## Challenge
Every line from the start of the entries up to and including the one bearing "from bokeh.resources import INLINE" must be printed verbatim, without the pictures.

## Entries taken from a collection
===============

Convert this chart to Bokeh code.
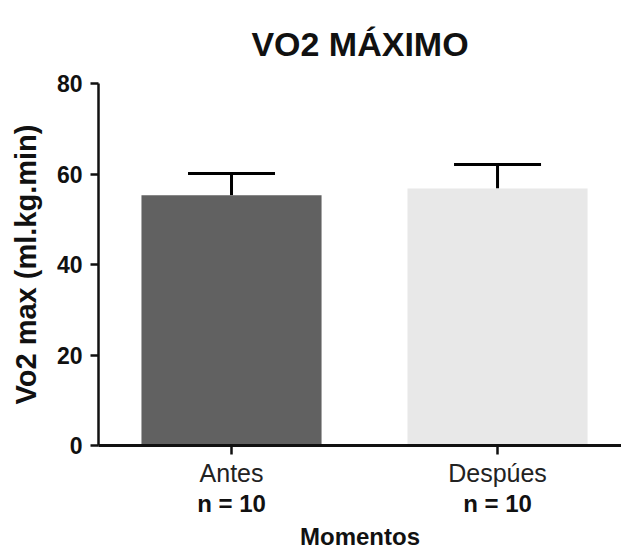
from bokeh.plotting import figure
from bokeh.models import Range1d, FixedTicker, LinearAxis, Whisker, ColumnDataSource, TeeHead
from bokeh.embed import file_html
from bokeh.resources import INLINE

title_text = "VO2 MÁXIMO"
categories = ["Antes", "Despúes"]
means = [55.3, 56.8]
errors = [4.8, 5.3]
n_values = [10, 10]
colors = ["#616161", "#e8e8e8"]
y_ticks = [0, 20, 40, 60, 80]

xs = [i + 1 for i in range(len(categories))]
upper = [m + e for m, e in zip(means, errors)]

src = ColumnDataSource(dict(x=xs, top=means, upper=upper, color=colors))

FONT = "Liberation Sans"

p = figure(width=621, height=552, output_backend="svg", toolbar_location=None,
           x_range=Range1d(0.5, 2.466), y_range=Range1d(0, 80),
           min_border_left=98, min_border_right=0, min_border_top=83, min_border_bottom=106,
           title=title_text)
p.outline_line_color = None
p.xgrid.visible = False
p.ygrid.visible = False

p.title.align = "center"
p.title.text_font = FONT
p.title.text_font_size = "34px"
p.title.text_font_style = "bold"
p.title.text_color = "#111111"
p.title.standoff = 41

p.vbar(x="x", top="top", bottom=0, width=0.677, fill_color="color", line_color=None, source=src)

w = Whisker(source=src, base="x", lower="top", upper="upper", line_width=3, line_color="black",
            upper_head=TeeHead(size=87, line_width=3, line_color="black"), lower_head=None)
p.add_layout(w)

# y axis
ya = p.yaxis[0]
ya.ticker = FixedTicker(ticks=y_ticks)
ya.minor_tick_line_color = None
ya.major_tick_in = 0
ya.major_tick_out = 8
ya.major_tick_line_width = 2.5
ya.axis_line_width = 2.5
ya.axis_line_color = "#111111"
ya.major_tick_line_color = "#111111"
ya.major_label_text_font = FONT
ya.major_label_text_font_style = "bold"
ya.major_label_text_font_size = "23px"
ya.major_label_text_color = "#111111"
ya.major_label_standoff = 8
ya.axis_label = "Vo2 max (ml.kg.min)"
ya.axis_label_text_font = FONT
ya.axis_label_text_font_style = "bold"
ya.axis_label_text_font_size = "29px"
ya.axis_label_text_color = "#111111"
ya.axis_label_standoff = 12

# x axis
xa = p.xaxis[0]
xa.ticker = FixedTicker(ticks=xs)
xa.major_label_overrides = {x: c for x, c in zip(xs, categories)}
xa.minor_tick_line_color = None
xa.major_tick_in = 0
xa.major_tick_out = 9
xa.major_tick_line_width = 2.5
xa.axis_line_width = 3
xa.axis_line_color = "#111111"
xa.major_tick_line_color = "#111111"
xa.major_label_text_font = FONT
xa.major_label_text_font_size = "25px"
xa.major_label_text_color = "#222222"
xa.major_label_standoff = 4

xa2 = LinearAxis(ticker=FixedTicker(ticks=xs),
                 major_label_overrides={x: f"n = {n}" for x, n in zip(xs, n_values)})
xa2.axis_line_color = None
xa2.major_tick_line_color = None
xa2.minor_tick_line_color = None
xa2.major_tick_out = 0
xa2.major_tick_in = 0
xa2.major_label_standoff = 0
xa2.major_label_text_font = FONT
xa2.major_label_text_font_style = "bold"
xa2.major_label_text_font_size = "24px"
xa2.major_label_text_color = "#111111"
xa2.axis_label = "Momentos"
xa2.axis_label_text_font = FONT
xa2.axis_label_text_font_style = "bold"
xa2.axis_label_text_font_size = "24px"
xa2.axis_label_text_color = "#111111"
xa2.axis_label_standoff = 3
p.add_layout(xa2, "below")

open("out.html", "w").write(file_html(p, INLINE))
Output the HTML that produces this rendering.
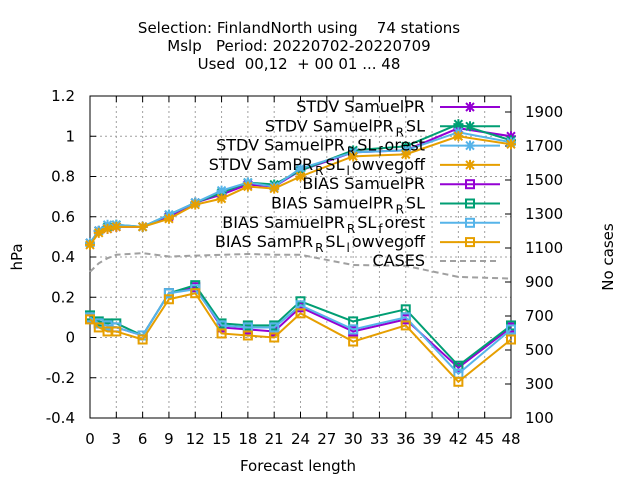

===============

## Response for this exercise
Convert this chart to Bokeh code.
from bokeh.plotting import figure
from bokeh.models import Range1d, FixedTicker, LinearAxis, Whisker, ColumnDataSource, TeeHead
from bokeh.embed import file_html
from bokeh.resources import INLINE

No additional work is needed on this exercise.